By Hashem Kalantari

TEHRAN (Reuters) - Iran said it will use domestically produced uranium concentrates for the first time at a key nuclear facility on Sunday, signaling determination to push ahead with its atomic work a day before talks with world powers.

The move appeared designed to show that Iran will not back down in a long-running dispute over its nuclear program ahead of the December 6-7 meeting in Geneva.

Iran says its nuclear program is aimed at power generation but the West suspects Tehran wants to make atom bombs.

Iran's nuclear energy chief, Ali Akbar Salehi, said the Islamic state was making rapid technological progress, despite tougher sanctions introduced by the United Nations and the West.

"No matter how much effort they put into their sanctions and in creating all sorts of hindrances our nuclear activities will proceed," he told a televised news conference.

Western powers want Iran to suspend uranium enrichment activity, which can have both civilian and military purposes. Tehran has ruled this out.

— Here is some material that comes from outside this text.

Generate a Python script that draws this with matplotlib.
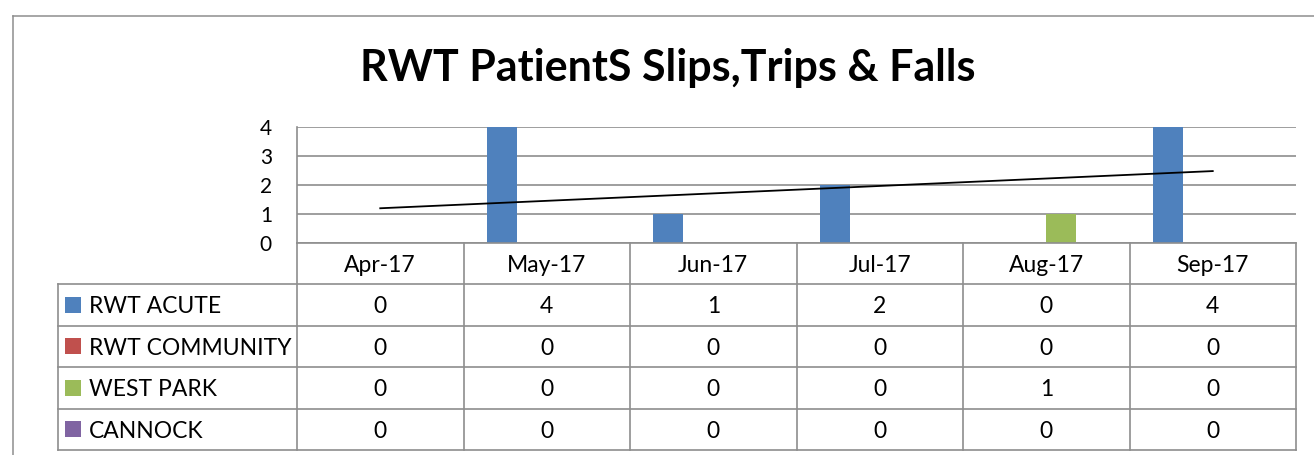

Western diplomats say the sanctions are hurting Iran's oil-dependent economy and they hope this will persuade it to enter serious negotiations about its nuclear program.

But analysts expect no breakthrough in Geneva, the first such meeting in over a year. At most, they believe, it may lead to more meetings.

Last week's killing of an Iranian nuclear scientist in Tehran, which Iran has blamed on Western intelligence services, may also cloud the atmosphere for dialogue in the Swiss city.

"Once again I am telling the ill wishers and international criminals ... that we are here and we are resisting and will continue our resistance," Salehi said.

He made the comment as he announced that Iranian experts would use yellowcake, a uranium concentrate powder, processed in the country, at the Isfahan conversion plant.

The country has previously used yellowcake bought from South Africa in the 1970s, but some Western analysts have said Iran may be close to exhausting its supply of the material.

"The first consignment of yellowcake from (the city of) Bandar Abbas was received today at the Isfahan nuclear site. Of course, the whole process was under the supervision of the IAEA (International Atomic Energy Agency)," Salehi said.

The enriched uranium required for use in reactors or weapons is produced in centrifuges that spin uranium hexafluoride gas at high speeds. The gas is derived in a reaction from yellowcake.